After disastrous Local and European elections, both of which marked historic lows in the share of the popular vote, how can President Hollande, and the Socialist party, survive the next three years?The drubbing that the Socialists took in the Local Elections was more severe than many in the party had predicted, with the left losing 121 larger town councils. Across the country the left’s voter simply failed to turn out. Many on the left thought that perhaps the seriousness of the decline in the Socialist vote would wake up their traditional voters who would drift back to them for the European vote two months later. A lacklustre campaign focused first on attacking the Front National with a series of meetings attempting to highlight the incoherance of the FN’s platform, which failed to galvanise the base, and then on arguments of peace and cooperation that may have pleased certain political scientists but lacked any concrete measures that connected with electors. The Socialists have form here – their 2009 campaign should have been a triumph in light of President Sarkozy’s growing unpopularity and the Socialist victory in the 2008 local elections and yet with a score of 16% they lost 14 seats. Sinking to a historic low of just under 14%, the Socialists and their electoral ally, the Left Radicals, are left with 13 seats. The FN obtained a massive 24 seats in comparison.
To the question: what went wrong, no one seems to have the answer. The theories range from general opposition to the major parties (and thus a protest vote in favour of the FN) to opposition against the government’s new centrist economic programme. I am always sceptical of those who claim to know why voters have made the decision they have, whether it is to vote for a particular party, or simply to stay at home. I find the theory that people are angry and frustrated and have used both the FN and abstention as channels for that anger to be the most convincing. This seems to me supported by the low turnout, by the failure of the Socialist government to bring about real economic recovery and by the fact that, whilst the FN has scored well in these elections, their score in national elections (whilst improving due to better targeting of their efforts in the first past the post system in the legislative elections) remains modest.
How can President Hollande respond to this? His television speech of 26 May was somewhat empty, and with good reason: short of a revolution at the European level that would see a widespread investment plan to reinject money back into the European economies that are suffering from excessive taxation and squeezes on public spending, he has no cards left to play. He has changed government, something that was supposed to temper the defeat at the European elections and failed, he has affirmed his Social Democratic programme both in his January press conference and his choice of Manuel Valls, and he seems determined to wait out the worst of the crisis until growth returns.

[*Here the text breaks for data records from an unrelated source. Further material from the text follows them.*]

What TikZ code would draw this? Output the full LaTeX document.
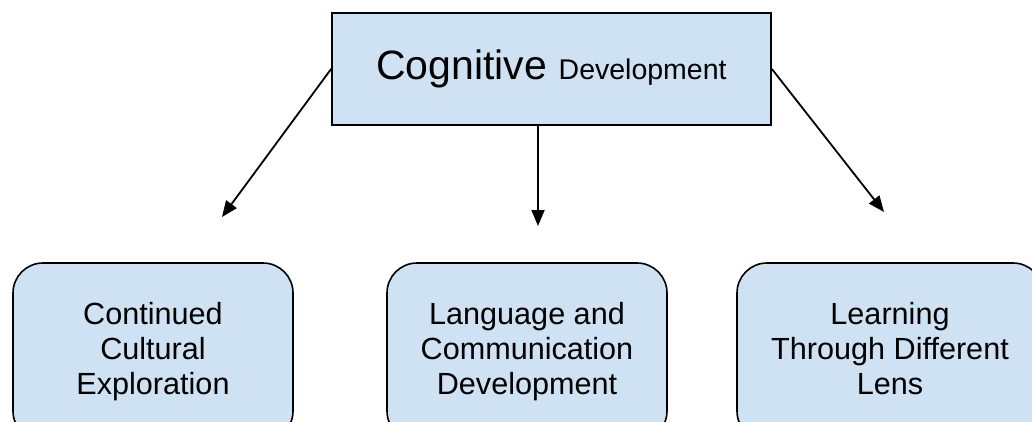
\documentclass[tikz,border=0pt]{standalone}
\usepackage{fontspec}
\setmainfont{Liberation Sans}
\usetikzlibrary{arrows.meta}
\definecolor{boxfill}{HTML}{CFE2F3}
\tikzset{
  topbox/.style={draw=black, fill=boxfill, line width=1.8pt, minimum width=439pt, minimum height=112pt, inner sep=0pt},
  leafbox/.style={draw=black, fill=boxfill, line width=1.6pt, rounded corners=30pt, minimum height=178pt, inner sep=0pt, align=center, font=\fontsize{30.6}{35}\selectfont},
  arr/.style={line width=1.8pt, -{Triangle[length=16pt,width=13pt]}}
}
\begin{document}
\begin{tikzpicture}[x=1pt,y=1pt]
\useasboundingbox (0,0) rectangle (1032,-421);
\clip (0,0) rectangle (1032,-421);
\node[topbox] (top) at (551.5,-69) {\raisebox{-2pt}{\fontsize{41}{46}\selectfont Cognitive \fontsize{28.5}{32}\selectfont Development}};
\node[leafbox, minimum width=280pt] (left) at (153,-352) {\strut Continued\\Cultural\\Exploration\strut};
\node[leafbox, minimum width=280pt] (mid) at (527,-352) {\strut Language and\\Communication\\Development\strut};
\node[leafbox, minimum width=306pt] (right) at (890,-352) {\strut Learning\\Through Different\\Lens\strut};
\coordinate (la) at (222,-217);
\coordinate (ma) at (538,-226);
\coordinate (ra) at (884,-212);
\draw[arr] (top.west) -- (la);
\draw[arr] (top.south -| ma) -- (ma);
\draw[arr] (top.east) -- (ra);
\end{tikzpicture}
\end{document}
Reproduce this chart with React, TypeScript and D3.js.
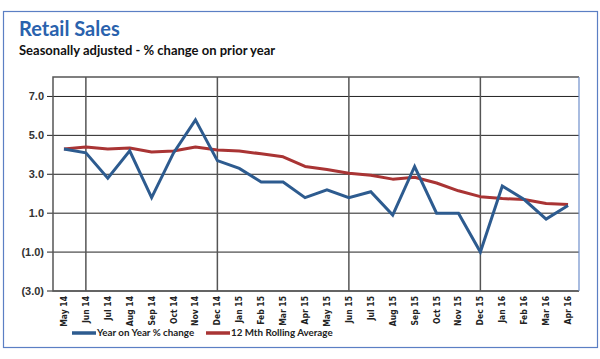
import React, { useEffect, useRef } from 'react';
import * as d3 from 'd3';

const months = [
  'May 14', 'Jun 14', 'Jul 14', 'Aug 14', 'Sep 14', 'Oct 14', 'Nov 14', 'Dec 14',
  'Jan 15', 'Feb 15', 'Mar 15', 'Apr 15', 'May 15', 'Jun 15', 'Jul 15', 'Aug 15',
  'Sep 15', 'Oct 15', 'Nov 15', 'Dec 15', 'Jan 16', 'Feb 16', 'Mar 16', 'Apr 16',
];
const yoyChange = [
  4.3, 4.1, 2.8, 4.2, 1.8, 4.1, 5.8, 3.7,
  3.3, 2.6, 2.6, 1.8, 2.2, 1.8, 2.1, 0.9,
  3.4, 1.0, 1.0, -1.0, 2.4, 1.7, 0.7, 1.4,
];
const rollingAvg = [
  4.3, 4.4, 4.3, 4.35, 4.15, 4.2, 4.4, 4.25,
  4.2, 4.05, 3.9, 3.4, 3.25, 3.05, 2.95, 2.75,
  2.85, 2.55, 2.15, 1.85, 1.75, 1.7, 1.5, 1.45,
];
const yTicks = [-3, -1, 1, 3, 5, 7];
const vLines = ['Jun 14', 'Dec 14', 'Jun 15', 'Dec 15'];
const legendItems = [
  { name: 'Year on Year % change', color: '#2d5b8f' },
  { name: '12 Mth Rolling Average', color: '#a93434' },
];

const App = () => {
  const svgRef = useRef<SVGSVGElement>(null);

  useEffect(() => {
    const svg = d3.select(svgRef.current);
    svg.selectAll('*').remove();

    const left = 53, right = 579, top = 77, bottom = 291;

    svg.append('rect').attr('width', 600).attr('height', 359).attr('fill', '#fff');

    // outer frame
    svg.append('rect')
      .attr('x', 3.5).attr('y', 11.5).attr('width', 594).attr('height', 336)
      .attr('fill', 'none').attr('stroke', '#5b7fc4').attr('stroke-width', 1.2);

    svg.append('text')
      .attr('x', 19).attr('y', 36)
      .attr('font-family', 'Lato, sans-serif').attr('font-weight', 'bold')
      .attr('font-size', 20).attr('fill', '#2a62ad')
      .text('Retail Sales');
    svg.append('text')
      .attr('x', 19).attr('y', 55)
      .attr('font-family', 'Lato, sans-serif').attr('font-weight', 'bold')
      .attr('font-size', 13).attr('fill', '#111')
      .text('Seasonally adjusted - % change on prior year');

    const x = d3.scaleBand().domain(months).range([left, right]);
    const xc = (m: string) => (x(m) as number) + x.bandwidth() / 2;
    const y = d3.scaleLinear().domain([-3, 8]).range([bottom, top]);

    const g = svg.append('g');

    // horizontal gridlines
    g.selectAll('.hgrid').data(yTicks).enter().append('line')
      .attr('x1', left - 6).attr('x2', right)
      .attr('y1', d => y(d)).attr('y2', d => y(d))
      .attr('stroke', '#222').attr('stroke-width', 1);

    // vertical gridlines
    g.selectAll('.vgrid').data(vLines).enter().append('line')
      .attr('x1', d => xc(d)).attr('x2', d => xc(d))
      .attr('y1', top).attr('y2', bottom)
      .attr('stroke', '#555').attr('stroke-width', 1.5);

    // plot border
    g.append('path')
      .attr('d', `M${right},${top}H${left}V${bottom}H${right}`)
      .attr('fill', 'none').attr('stroke', '#555').attr('stroke-width', 1.5);
    g.append('line')
      .attr('x1', right).attr('x2', right).attr('y1', top).attr('y2', bottom)
      .attr('stroke', '#6f8fcc').attr('stroke-width', 1.2);

    // y labels
    g.selectAll('.ylab').data(yTicks).enter().append('text')
      .attr('x', 44).attr('y', d => y(d)).attr('dy', '0.35em')
      .attr('text-anchor', 'end')
      .attr('font-family', 'Liberation Sans, Arial, sans-serif').attr('font-weight', 'bold')
      .attr('font-size', 11).attr('fill', '#333')
      .text(d => (d < 0 ? `(${Math.abs(d).toFixed(1)})` : d.toFixed(1)));

    // x labels
    g.selectAll('.xlab').data(months).enter().append('text')
      .attr('transform', d => `translate(${xc(d)},${bottom + 5}) rotate(-90)`)
      .attr('dy', '0.35em')
      .attr('text-anchor', 'end')
      .attr('font-family', 'DejaVu Sans Condensed, sans-serif').attr('font-weight', 'bold')
      .attr('font-size', 8.5).attr('fill', '#222')
      .text(d => d);

    const line = d3.line<number>()
      .x((_, i) => xc(months[i]))
      .y(d => y(d));

    g.append('path').datum(rollingAvg)
      .attr('d', line).attr('fill', 'none')
      .attr('stroke', legendItems[1].color).attr('stroke-width', 3)
      .attr('stroke-linejoin', 'round');
    g.append('path').datum(yoyChange)
      .attr('d', line).attr('fill', 'none')
      .attr('stroke', legendItems[0].color).attr('stroke-width', 3)
      .attr('stroke-linejoin', 'miter');

    // legend
    const legendX = [72, 206];
    const legend = svg.selectAll('.legend').data(legendItems).enter().append('g')
      .attr('transform', (_, i) => `translate(${legendX[i]},333)`);
    legend.append('line')
      .attr('x1', 0).attr('x2', 24).attr('y1', 0).attr('y2', 0)
      .attr('stroke', d => d.color).attr('stroke-width', 3.5);
    legend.append('text')
      .attr('x', 25).attr('dy', '0.35em')
      .attr('font-family', 'Lato, sans-serif').attr('font-weight', 'bold')
      .attr('font-size', 9.8).attr('fill', '#222')
      .text(d => d.name);
  }, []);

  return <svg ref={svgRef} width={600} height={359} style={{ position: 'absolute', left: 0, top: 0 }} />;
};

export default App;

Valls seems more determined to be activist in the face of a failure to stem unemployment, which shot up again in April, and a stagnant economy, with growth that flatlined the first quarter of this year. There is talk of suspending the triggers for additional obligations on businesses (long claimed by employers to stop businesses from employing more workers to avoid triggering the obligation to have a works’ council and workers’ representatives). Tax cuts are coming for the poorly paid, reversing some of the increases that Hollande himself imposed since 2012. A predicted reform of the habitation tax, the main form of local taxation for individuals, should add a greater level of progressivity.
Above all, Hollande seems convinced that the way to grab the political initiative is by reforming the administrative map of France. More on whether this will be effective later, but what is clear is that it has grabbed both the political and national imagination. The risk is that the imminent fudge of what will be a fiercely complicated reform will fail to convince anyone of its ability to streamlined decisions and generate savings.
There is growing talk within Socialist ranks of a “Hollande problem”. Opinion polls show Hollande sinking to 3% of voting attentions in a hypothetical first round for the next Presidential Election. Some talk of holding a primary for the Socialist candidate or even openly ditching Hollande and replacing him with Valls for 2017. In light of the opposition, and the inability to find any credible alternative, doubling down seems to be the order of the day. The territorial reform, tax cuts and tweaking the Labour Code might produce short term results. But the plan for the rest of the three years is unclear. It needs to become clear, and fast.